╭─ DATA EXCERPT

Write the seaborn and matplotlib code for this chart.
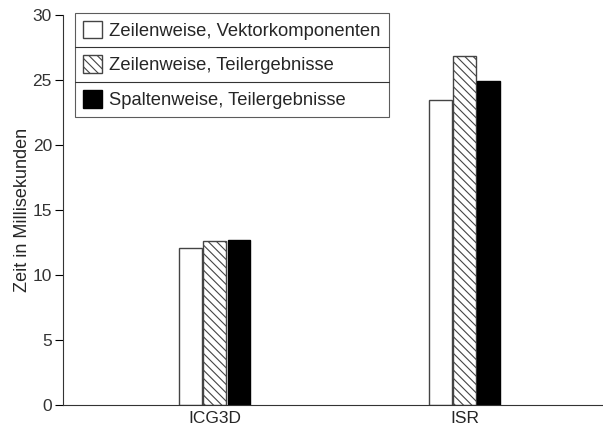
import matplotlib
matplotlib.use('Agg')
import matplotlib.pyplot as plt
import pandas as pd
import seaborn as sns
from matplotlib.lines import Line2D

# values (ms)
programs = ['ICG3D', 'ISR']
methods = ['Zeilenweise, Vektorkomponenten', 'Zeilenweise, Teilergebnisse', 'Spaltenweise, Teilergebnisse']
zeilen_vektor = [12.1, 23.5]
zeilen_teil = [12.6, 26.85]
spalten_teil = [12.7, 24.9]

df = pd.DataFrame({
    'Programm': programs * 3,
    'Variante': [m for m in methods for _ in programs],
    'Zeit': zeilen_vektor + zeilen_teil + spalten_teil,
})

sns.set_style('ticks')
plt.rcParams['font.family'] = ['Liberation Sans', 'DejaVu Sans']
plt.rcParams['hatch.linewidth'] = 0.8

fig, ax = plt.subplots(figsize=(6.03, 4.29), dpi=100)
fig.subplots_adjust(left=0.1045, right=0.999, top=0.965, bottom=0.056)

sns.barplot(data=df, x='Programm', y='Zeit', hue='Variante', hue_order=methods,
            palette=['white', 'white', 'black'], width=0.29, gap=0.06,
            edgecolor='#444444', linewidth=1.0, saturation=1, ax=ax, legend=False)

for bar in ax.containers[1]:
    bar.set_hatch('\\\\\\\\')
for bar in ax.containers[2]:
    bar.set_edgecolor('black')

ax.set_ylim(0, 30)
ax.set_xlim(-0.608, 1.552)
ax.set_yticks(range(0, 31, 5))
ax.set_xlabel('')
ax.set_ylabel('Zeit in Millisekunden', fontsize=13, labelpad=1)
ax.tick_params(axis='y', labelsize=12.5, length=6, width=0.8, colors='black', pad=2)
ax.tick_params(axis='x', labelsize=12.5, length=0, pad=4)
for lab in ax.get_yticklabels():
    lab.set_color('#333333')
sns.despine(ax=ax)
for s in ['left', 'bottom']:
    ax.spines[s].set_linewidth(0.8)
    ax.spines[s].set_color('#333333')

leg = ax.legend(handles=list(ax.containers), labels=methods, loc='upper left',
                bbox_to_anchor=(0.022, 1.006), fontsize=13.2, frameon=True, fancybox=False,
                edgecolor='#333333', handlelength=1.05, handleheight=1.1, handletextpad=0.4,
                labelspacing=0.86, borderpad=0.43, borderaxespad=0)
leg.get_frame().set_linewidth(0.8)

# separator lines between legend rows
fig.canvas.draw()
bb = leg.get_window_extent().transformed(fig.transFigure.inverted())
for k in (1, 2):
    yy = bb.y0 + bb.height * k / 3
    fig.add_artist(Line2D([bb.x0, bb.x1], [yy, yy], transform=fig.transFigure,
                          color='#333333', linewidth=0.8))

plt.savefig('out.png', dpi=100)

╰─

### SET PROBLEM
Repeat the lines above exactly, and keep every picture out.

### THE REPLY
Write the seaborn and matplotlib code for this chart.
import matplotlib
matplotlib.use('Agg')
import matplotlib.pyplot as plt
import pandas as pd
import seaborn as sns
from matplotlib.lines import Line2D

# values (ms)
programs = ['ICG3D', 'ISR']
methods = ['Zeilenweise, Vektorkomponenten', 'Zeilenweise, Teilergebnisse', 'Spaltenweise, Teilergebnisse']
zeilen_vektor = [12.1, 23.5]
zeilen_teil = [12.6, 26.85]
spalten_teil = [12.7, 24.9]

df = pd.DataFrame({
    'Programm': programs * 3,
    'Variante': [m for m in methods for _ in programs],
    'Zeit': zeilen_vektor + zeilen_teil + spalten_teil,
})

sns.set_style('ticks')
plt.rcParams['font.family'] = ['Liberation Sans', 'DejaVu Sans']
plt.rcParams['hatch.linewidth'] = 0.8

fig, ax = plt.subplots(figsize=(6.03, 4.29), dpi=100)
fig.subplots_adjust(left=0.1045, right=0.999, top=0.965, bottom=0.056)

sns.barplot(data=df, x='Programm', y='Zeit', hue='Variante', hue_order=methods,
            palette=['white', 'white', 'black'], width=0.29, gap=0.06,
            edgecolor='#444444', linewidth=1.0, saturation=1, ax=ax, legend=False)

for bar in ax.containers[1]:
    bar.set_hatch('\\\\\\\\')
for bar in ax.containers[2]:
    bar.set_edgecolor('black')

ax.set_ylim(0, 30)
ax.set_xlim(-0.608, 1.552)
ax.set_yticks(range(0, 31, 5))
ax.set_xlabel('')
ax.set_ylabel('Zeit in Millisekunden', fontsize=13, labelpad=1)
ax.tick_params(axis='y', labelsize=12.5, length=6, width=0.8, colors='black', pad=2)
ax.tick_params(axis='x', labelsize=12.5, length=0, pad=4)
for lab in ax.get_yticklabels():
    lab.set_color('#333333')
sns.despine(ax=ax)
for s in ['left', 'bottom']:
    ax.spines[s].set_linewidth(0.8)
    ax.spines[s].set_color('#333333')

leg = ax.legend(handles=list(ax.containers), labels=methods, loc='upper left',
                bbox_to_anchor=(0.022, 1.006), fontsize=13.2, frameon=True, fancybox=False,
                edgecolor='#333333', handlelength=1.05, handleheight=1.1, handletextpad=0.4,
                labelspacing=0.86, borderpad=0.43, borderaxespad=0)
leg.get_frame().set_linewidth(0.8)

# separator lines between legend rows
fig.canvas.draw()
bb = leg.get_window_extent().transformed(fig.transFigure.inverted())
for k in (1, 2):
    yy = bb.y0 + bb.height * k / 3
    fig.add_artist(Line2D([bb.x0, bb.x1], [yy, yy], transform=fig.transFigure,
                          color='#333333', linewidth=0.8))

plt.savefig('out.png', dpi=100)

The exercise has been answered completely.